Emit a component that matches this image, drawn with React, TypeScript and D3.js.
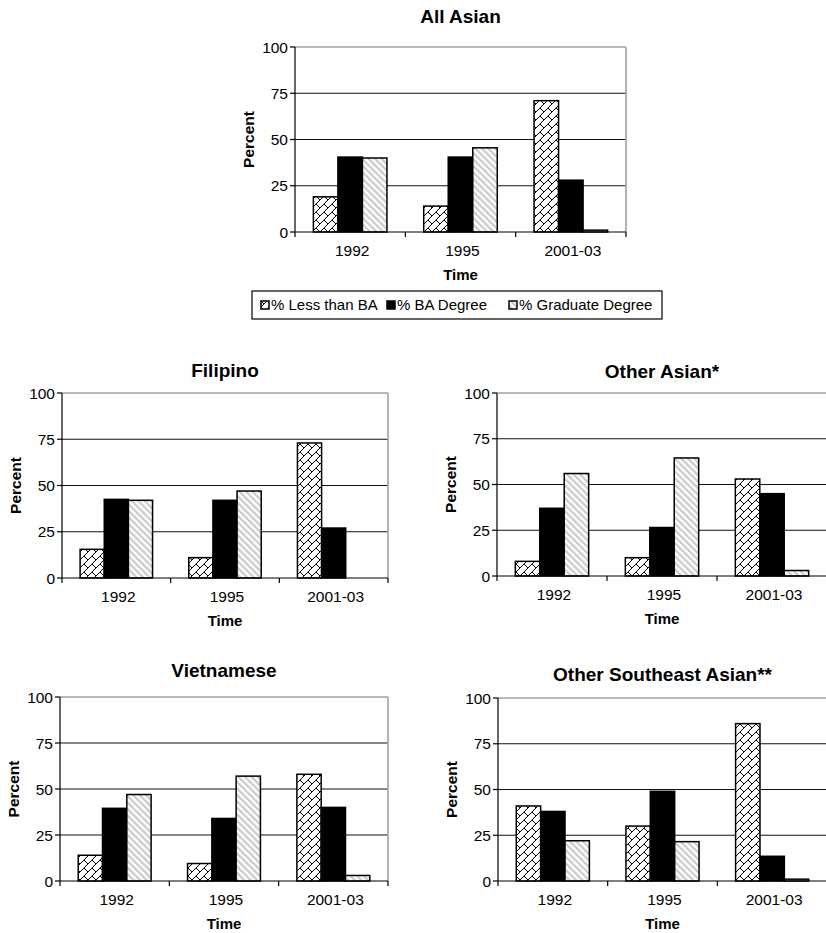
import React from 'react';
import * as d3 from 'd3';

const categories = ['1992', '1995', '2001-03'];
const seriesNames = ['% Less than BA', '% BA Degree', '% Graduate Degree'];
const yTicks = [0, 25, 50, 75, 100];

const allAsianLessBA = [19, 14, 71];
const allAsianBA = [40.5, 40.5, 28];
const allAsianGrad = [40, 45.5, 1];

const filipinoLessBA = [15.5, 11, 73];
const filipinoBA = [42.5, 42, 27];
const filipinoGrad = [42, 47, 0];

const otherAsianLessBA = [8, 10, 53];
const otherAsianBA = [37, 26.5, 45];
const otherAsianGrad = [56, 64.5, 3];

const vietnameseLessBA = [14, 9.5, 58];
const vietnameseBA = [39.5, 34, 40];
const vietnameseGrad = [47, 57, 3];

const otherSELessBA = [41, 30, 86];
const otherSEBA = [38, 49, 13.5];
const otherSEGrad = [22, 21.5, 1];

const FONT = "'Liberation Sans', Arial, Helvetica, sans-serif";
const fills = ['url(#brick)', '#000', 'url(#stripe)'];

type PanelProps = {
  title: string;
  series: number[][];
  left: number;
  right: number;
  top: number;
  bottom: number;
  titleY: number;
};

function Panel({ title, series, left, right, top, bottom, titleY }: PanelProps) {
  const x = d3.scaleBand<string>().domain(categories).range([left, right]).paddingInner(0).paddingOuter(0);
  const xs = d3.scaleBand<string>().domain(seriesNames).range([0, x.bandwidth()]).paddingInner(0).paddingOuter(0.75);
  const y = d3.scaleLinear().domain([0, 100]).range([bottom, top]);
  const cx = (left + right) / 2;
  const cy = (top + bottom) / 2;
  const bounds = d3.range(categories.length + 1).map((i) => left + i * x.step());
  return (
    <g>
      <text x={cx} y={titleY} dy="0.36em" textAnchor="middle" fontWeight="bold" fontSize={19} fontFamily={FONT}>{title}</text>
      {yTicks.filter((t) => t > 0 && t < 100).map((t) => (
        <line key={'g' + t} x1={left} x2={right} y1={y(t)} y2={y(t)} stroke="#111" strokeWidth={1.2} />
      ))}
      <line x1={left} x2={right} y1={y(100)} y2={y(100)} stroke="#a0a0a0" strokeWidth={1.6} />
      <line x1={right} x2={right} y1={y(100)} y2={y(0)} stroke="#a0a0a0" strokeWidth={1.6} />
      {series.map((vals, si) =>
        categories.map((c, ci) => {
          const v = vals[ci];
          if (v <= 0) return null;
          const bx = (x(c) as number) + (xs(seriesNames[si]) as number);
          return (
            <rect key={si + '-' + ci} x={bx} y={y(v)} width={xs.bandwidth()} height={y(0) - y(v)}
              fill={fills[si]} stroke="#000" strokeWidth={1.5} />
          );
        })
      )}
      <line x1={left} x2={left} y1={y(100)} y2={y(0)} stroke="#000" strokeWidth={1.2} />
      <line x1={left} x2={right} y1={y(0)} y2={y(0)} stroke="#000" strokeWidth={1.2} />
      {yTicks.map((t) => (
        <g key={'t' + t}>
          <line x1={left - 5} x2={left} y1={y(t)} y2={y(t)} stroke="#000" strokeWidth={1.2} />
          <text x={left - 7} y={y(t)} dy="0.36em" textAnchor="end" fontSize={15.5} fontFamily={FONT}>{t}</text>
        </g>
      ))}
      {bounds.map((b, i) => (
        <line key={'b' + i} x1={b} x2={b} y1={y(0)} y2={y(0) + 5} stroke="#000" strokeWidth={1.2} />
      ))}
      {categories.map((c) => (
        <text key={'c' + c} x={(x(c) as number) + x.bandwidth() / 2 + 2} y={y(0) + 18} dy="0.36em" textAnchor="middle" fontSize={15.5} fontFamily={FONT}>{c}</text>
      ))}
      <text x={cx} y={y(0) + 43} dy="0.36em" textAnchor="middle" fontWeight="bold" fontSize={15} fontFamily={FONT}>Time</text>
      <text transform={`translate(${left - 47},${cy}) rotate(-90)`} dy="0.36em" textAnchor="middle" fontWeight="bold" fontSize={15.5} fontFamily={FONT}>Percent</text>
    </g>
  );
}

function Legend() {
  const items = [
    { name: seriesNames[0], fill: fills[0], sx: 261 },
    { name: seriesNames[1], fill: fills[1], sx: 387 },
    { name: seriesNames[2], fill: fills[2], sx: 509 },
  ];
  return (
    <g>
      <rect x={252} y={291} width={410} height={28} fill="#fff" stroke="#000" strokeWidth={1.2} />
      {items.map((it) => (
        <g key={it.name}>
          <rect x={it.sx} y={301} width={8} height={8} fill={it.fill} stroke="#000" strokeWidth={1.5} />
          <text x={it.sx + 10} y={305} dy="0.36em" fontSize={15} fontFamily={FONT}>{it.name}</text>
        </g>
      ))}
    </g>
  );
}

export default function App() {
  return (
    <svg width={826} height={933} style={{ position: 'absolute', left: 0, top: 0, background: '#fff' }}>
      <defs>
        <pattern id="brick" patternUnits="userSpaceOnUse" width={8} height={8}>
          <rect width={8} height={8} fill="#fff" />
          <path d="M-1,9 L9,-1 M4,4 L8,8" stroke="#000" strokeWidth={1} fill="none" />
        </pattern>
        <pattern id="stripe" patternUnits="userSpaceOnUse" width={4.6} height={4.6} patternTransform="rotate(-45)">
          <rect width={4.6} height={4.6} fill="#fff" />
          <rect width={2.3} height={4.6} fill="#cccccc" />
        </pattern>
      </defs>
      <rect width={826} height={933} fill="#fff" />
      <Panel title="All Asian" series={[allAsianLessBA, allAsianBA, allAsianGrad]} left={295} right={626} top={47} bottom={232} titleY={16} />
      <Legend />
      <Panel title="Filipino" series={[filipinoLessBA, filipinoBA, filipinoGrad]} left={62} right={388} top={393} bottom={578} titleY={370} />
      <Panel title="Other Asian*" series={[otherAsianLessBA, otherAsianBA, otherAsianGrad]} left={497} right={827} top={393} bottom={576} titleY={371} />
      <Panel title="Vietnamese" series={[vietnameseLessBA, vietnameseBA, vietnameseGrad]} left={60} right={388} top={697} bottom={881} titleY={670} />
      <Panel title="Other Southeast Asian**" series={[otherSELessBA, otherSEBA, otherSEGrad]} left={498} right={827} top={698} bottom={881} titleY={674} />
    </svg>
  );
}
■ ■ ■ ■ ■
Leave the pictures out and please restate exactly the lines running from the start of the material through the one with "const allAsianGrad = [40, 45.5, 1];".

> Task output:
Emit a component that matches this image, drawn with React, TypeScript and D3.js.
import React from 'react';
import * as d3 from 'd3';

const categories = ['1992', '1995', '2001-03'];
const seriesNames = ['% Less than BA', '% BA Degree', '% Graduate Degree'];
const yTicks = [0, 25, 50, 75, 100];

const allAsianLessBA = [19, 14, 71];
const allAsianBA = [40.5, 40.5, 28];
const allAsianGrad = [40, 45.5, 1];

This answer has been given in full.